Both Christians and feminists staunchly oppose polygamy. Christians tend to emphasize the divine order established at creation, whereas feminists are more likely to emphasize that polygamy inherently subordinates women, but both are satisfied when a society with a long tradition of polygamy begins to favor monogamy as the norm.

There is a problem, however, with the view that the rise of monogamy automatically improves women’s status. The problem is not inherent in monogamy itself, but rather arises with the transition from a polygamous society to a monogamous one. When men still have the option of adding an additional wife, monogamously married women may acquiesce to their husband’s wishes in order to preserve the monogamy of their unions. Thus the decline of polygamy does not automatically mean that women are enjoying greater equality with men. The situation in Ghana suggests that they can become more subordinated.

Between 1988 and 2003, the percentage of women polygamously married in Ghana fell from 31% to 21%: In other words, the prevalence of polygamy dropped by a third in less than a generation. Given that monogamy is generally associated with greater gender equity, it would seem that that kind of drop would predict a rise in women’s empowerment.

Here’s what happened instead: Monogamously married women became more likely to conform to their husband’s desires for more children. It’s not surprising when considering that men generally add wives because they want more children, rather than have more children because they added wives. That means that as children started to cost more because they were in school during the day rather than helping family farms or in other enterprises, fewer men were motivated to take additional wives. A man in a traditional society might have wanted ten children and therefore married more than one wife, but his counterpart in a modernizing society who wants only six children might choose monogamy instead.

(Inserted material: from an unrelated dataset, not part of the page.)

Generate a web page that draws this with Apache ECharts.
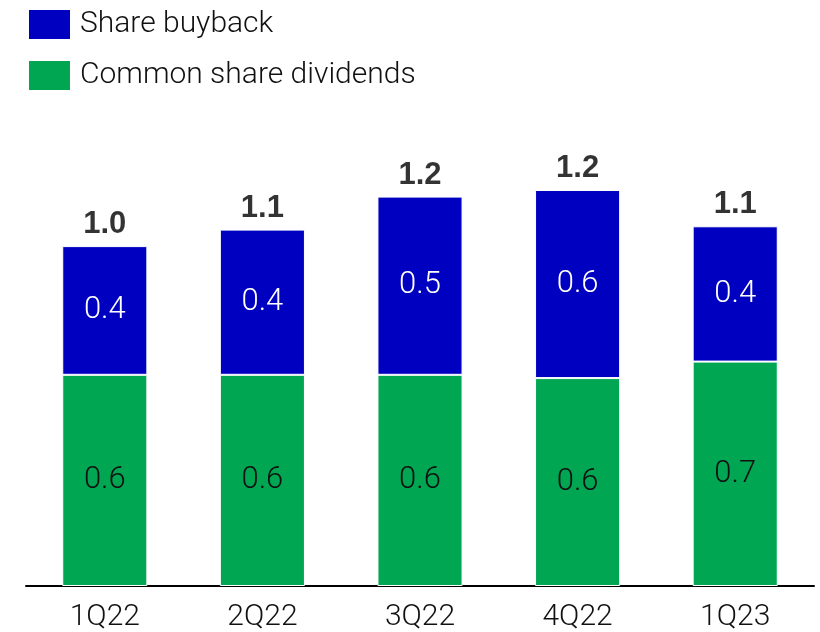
<!DOCTYPE html>
<html>
<head>
    <meta charset="UTF-8">
    <title>Share buyback and dividends</title>
    <script src="https://cdn.jsdelivr.net/npm/echarts@6/dist/echarts.min.js"></script>
    <style>
        html, body { margin: 0; padding: 0; background: #fff; }
        #chart { width: 820px; height: 632px; }
    </style>
</head>
<body>
    <div id="chart"></div>

    <script>
        // quarters and values
        const quarters = ['1Q22', '2Q22', '3Q22', '4Q22', '1Q23'];
        const dividends = [0.64, 0.64, 0.64, 0.63, 0.68];
        const buyback = [0.39, 0.44, 0.54, 0.57, 0.41];
        const totals = quarters.map((q, i) => dividends[i] + buyback[i]);

        const lightFont = 'Roboto, "Liberation Sans", Arial, sans-serif';
        const myChart = echarts.init(document.getElementById('chart'));

        const option = {
            animation: false,
            legend: {
                orient: 'vertical',
                left: 27,
                top: 8,
                padding: 0,
                itemWidth: 43,
                itemHeight: 31,
                itemGap: 18,
                icon: 'rect',
                data: ['Share buyback', 'Common share dividends'],
                textStyle: { fontSize: 30, color: '#111', fontFamily: lightFont, fontWeight: 300, padding: [0, 0, 0, 4] }
            },
            grid: { left: 26, right: 6, top: 91, bottom: 45 },
            xAxis: {
                type: 'category',
                data: quarters,
                axisLine: { lineStyle: { color: '#000', width: 2 } },
                axisTick: { show: false },
                axisLabel: { fontSize: 30, color: '#111', margin: 16, fontFamily: lightFont, fontWeight: 300 }
            },
            yAxis: { type: 'value', min: 0, max: 1.5, show: false, splitLine: { show: false } },
            series: [
                {
                    name: 'Common share dividends',
                    type: 'bar',
                    stack: 'a',
                    barWidth: '54%',
                    data: dividends,
                    itemStyle: { color: '#00A651', borderColor: '#fff', borderWidth: 1 },
                    label: {
                        show: true, position: 'inside', fontSize: 31, color: '#111',
                        fontFamily: lightFont, fontWeight: 300,
                        formatter: p => p.value.toFixed(1)
                    }
                },
                {
                    name: 'Share buyback',
                    type: 'bar',
                    stack: 'a',
                    data: buyback,
                    itemStyle: { color: '#0000C0', borderColor: '#fff', borderWidth: 1 },
                    label: {
                        show: true, position: 'inside', fontSize: 31, color: '#fff',
                        fontFamily: lightFont, fontWeight: 300,
                        formatter: p => p.value.toFixed(1)
                    }
                },
                {
                    name: 'Total',
                    type: 'scatter',
                    data: totals,
                    symbolSize: 0,
                    silent: true,
                    label: {
                        show: true, position: 'top', distance: 6, fontSize: 31, fontWeight: 'bold',
                        color: '#000', fontFamily: '"Liberation Sans", Arial, sans-serif',
                        formatter: p => p.value.toFixed(1)
                    }
                }
            ]
        };

        myChart.setOption(option);
    </script>
</body>
</html>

Does the monogamist’s wife benefit from his more modern orientation? There may be much about monogamy she enjoys, but bearing four or five children for the polygamist might have been sufficient, while the more “modern” husband wants six from her. It is easy to imagine that she might accept one or two more children far more easily than one more wife.

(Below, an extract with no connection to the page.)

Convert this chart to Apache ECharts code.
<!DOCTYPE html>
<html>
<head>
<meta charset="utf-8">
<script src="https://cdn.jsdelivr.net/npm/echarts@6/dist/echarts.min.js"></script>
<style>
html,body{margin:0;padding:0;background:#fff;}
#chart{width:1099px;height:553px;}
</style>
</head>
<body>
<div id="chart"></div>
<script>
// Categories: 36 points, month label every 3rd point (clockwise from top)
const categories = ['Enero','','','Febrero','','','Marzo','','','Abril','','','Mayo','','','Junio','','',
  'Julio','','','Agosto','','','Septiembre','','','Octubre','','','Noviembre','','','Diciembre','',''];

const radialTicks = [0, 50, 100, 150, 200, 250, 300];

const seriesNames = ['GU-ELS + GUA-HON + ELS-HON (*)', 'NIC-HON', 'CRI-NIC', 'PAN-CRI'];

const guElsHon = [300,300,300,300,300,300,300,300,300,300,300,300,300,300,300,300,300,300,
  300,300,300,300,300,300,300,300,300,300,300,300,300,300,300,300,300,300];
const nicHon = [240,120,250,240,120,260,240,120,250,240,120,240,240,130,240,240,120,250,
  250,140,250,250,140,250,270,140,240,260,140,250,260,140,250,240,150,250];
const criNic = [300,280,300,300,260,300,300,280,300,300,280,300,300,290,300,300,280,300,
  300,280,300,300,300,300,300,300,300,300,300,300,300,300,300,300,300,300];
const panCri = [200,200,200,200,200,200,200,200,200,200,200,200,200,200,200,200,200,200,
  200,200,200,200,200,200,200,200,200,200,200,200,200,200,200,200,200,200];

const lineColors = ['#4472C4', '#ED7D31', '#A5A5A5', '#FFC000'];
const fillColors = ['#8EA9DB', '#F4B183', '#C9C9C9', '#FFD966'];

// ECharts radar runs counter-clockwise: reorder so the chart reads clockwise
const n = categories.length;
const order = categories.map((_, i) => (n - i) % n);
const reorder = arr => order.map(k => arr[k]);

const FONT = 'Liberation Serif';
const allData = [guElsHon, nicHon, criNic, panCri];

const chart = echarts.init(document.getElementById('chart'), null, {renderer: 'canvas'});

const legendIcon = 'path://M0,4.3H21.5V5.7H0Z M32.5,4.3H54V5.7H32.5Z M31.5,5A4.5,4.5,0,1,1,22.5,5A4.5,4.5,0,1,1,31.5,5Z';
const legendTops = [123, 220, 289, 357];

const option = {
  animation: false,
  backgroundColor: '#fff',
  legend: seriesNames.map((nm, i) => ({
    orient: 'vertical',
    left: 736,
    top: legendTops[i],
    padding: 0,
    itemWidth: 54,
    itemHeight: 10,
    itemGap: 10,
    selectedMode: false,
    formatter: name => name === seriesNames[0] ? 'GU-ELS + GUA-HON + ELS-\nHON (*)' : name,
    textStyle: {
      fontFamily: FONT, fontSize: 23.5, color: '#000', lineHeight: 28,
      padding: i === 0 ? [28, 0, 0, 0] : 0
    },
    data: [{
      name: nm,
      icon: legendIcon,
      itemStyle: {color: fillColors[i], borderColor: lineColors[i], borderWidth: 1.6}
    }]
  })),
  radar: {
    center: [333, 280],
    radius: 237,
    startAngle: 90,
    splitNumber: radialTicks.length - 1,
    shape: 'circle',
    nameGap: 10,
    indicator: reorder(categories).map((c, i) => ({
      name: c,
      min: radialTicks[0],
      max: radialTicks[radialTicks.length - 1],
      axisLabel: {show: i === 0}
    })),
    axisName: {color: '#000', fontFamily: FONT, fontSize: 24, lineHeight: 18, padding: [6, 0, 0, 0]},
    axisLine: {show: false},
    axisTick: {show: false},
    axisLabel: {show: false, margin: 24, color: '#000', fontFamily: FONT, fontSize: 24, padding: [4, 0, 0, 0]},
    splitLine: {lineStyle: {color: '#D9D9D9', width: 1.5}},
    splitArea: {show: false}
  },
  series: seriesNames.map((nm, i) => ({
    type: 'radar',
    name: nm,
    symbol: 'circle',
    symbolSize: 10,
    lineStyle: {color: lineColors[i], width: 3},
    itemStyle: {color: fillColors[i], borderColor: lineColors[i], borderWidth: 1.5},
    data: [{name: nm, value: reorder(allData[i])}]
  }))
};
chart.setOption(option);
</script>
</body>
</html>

On average, the relative spousal power in polygamous couples did not shift in favor of men the way it did in monogamous couples. But the lack of change concealed the power imbalance between “senior” and  “junior” wives, with senior wives having more say in childbearing decisions. This also makes sense in the context of men wanting fewer children. A man might be much more content to let his first wife stop after three or four knowing that a junior wife could bear more for him. He might, however, strongly oppose the junior wife continuing after two or three. Lower fertility does not mean that all women have more influence in reproductive decisions, as is often assumed, and the rise of monogamy can work against women’s influence, at least in the short run.

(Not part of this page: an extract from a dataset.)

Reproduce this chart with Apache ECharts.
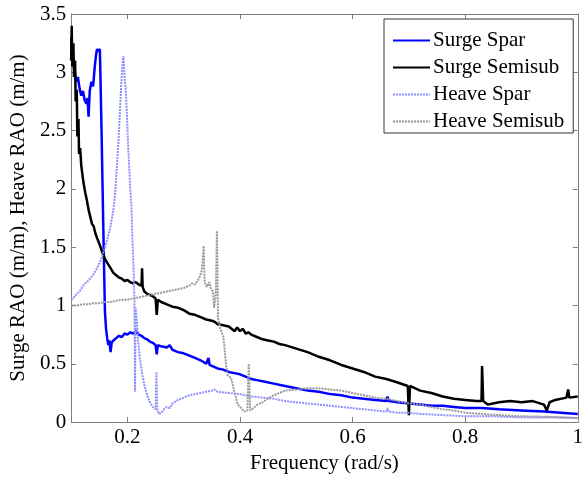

When fertility is falling, most people assume that the change can be explained by modern contraception. The huge drop in fertility in Ghana did include uptake of pills and injectables, but couples also adjusted coital frequency to accord with their fertility preferences. That is not the kind of fertility control that happens without men’s active involvement.

While men’s active involvement in managing reproduction is a positive development, I am nonetheless disturbed by the evidence from Ghana showing an increase in men’s influence at the expense of  their wives’ empowerment. I don’t like thinking about what it might be like to be a junior wife having to stop at two children in a society where most women bear at least four. I also chafe at the idea that an outsider might label her as progressive because she’s stopped at the “modern” number of children while she might be continually saddened by not being empowered enough to have more.

The monogamously married woman not using contraception when she wants to stop after five children would also be mislabeled by outsiders as having “unmet need,” defined as wanting to space births or stop childbearing, but not using any method,whether traditional or modern. Common policy prescriptions include providing knowledge of alternative methods and including men in service delivery. Neither of those options acknowledges that a woman’s decision not to use contraception meets her need to stay monogamous.

Although few of us have personally known many polygamists, we are nonetheless familiar with how progress does not always lead to gender equality. Growth in women’s labor force participation in industrialized countries was heralded as tremendous progress, but then scholars drew attention to large shares of women who were working full-time in the paid labor force and then working a “second shift” at home because their husbands did little cleaning, cooking, or laundry. In this case, progress only added to women’s burden.

The rise of monogamy may be similar to the rise of women’s labor force participation in that the negative effects need not be long lasting. In Northern Europe, only 39% of women who work full-time also do the bulk of the domestic work. If fertility decline continues, it will lead to a further decline in polygamy because a single wife will be sufficient to give men all the children they want. Then polygamy will become an oddity rather than a live option that gives monogamously married men a bargaining chip that their wives lack.

So in the long-run, Ghana and other countries where polygamy has been widely practiced might become societies dominated by monogamy and greater gender equity in reproductive decisions. Gender equity is far better than women’s covert contraceptive use and far better than men deciding how many children their wives can have. Where there is a legacy of polygamy, however, progress is slow.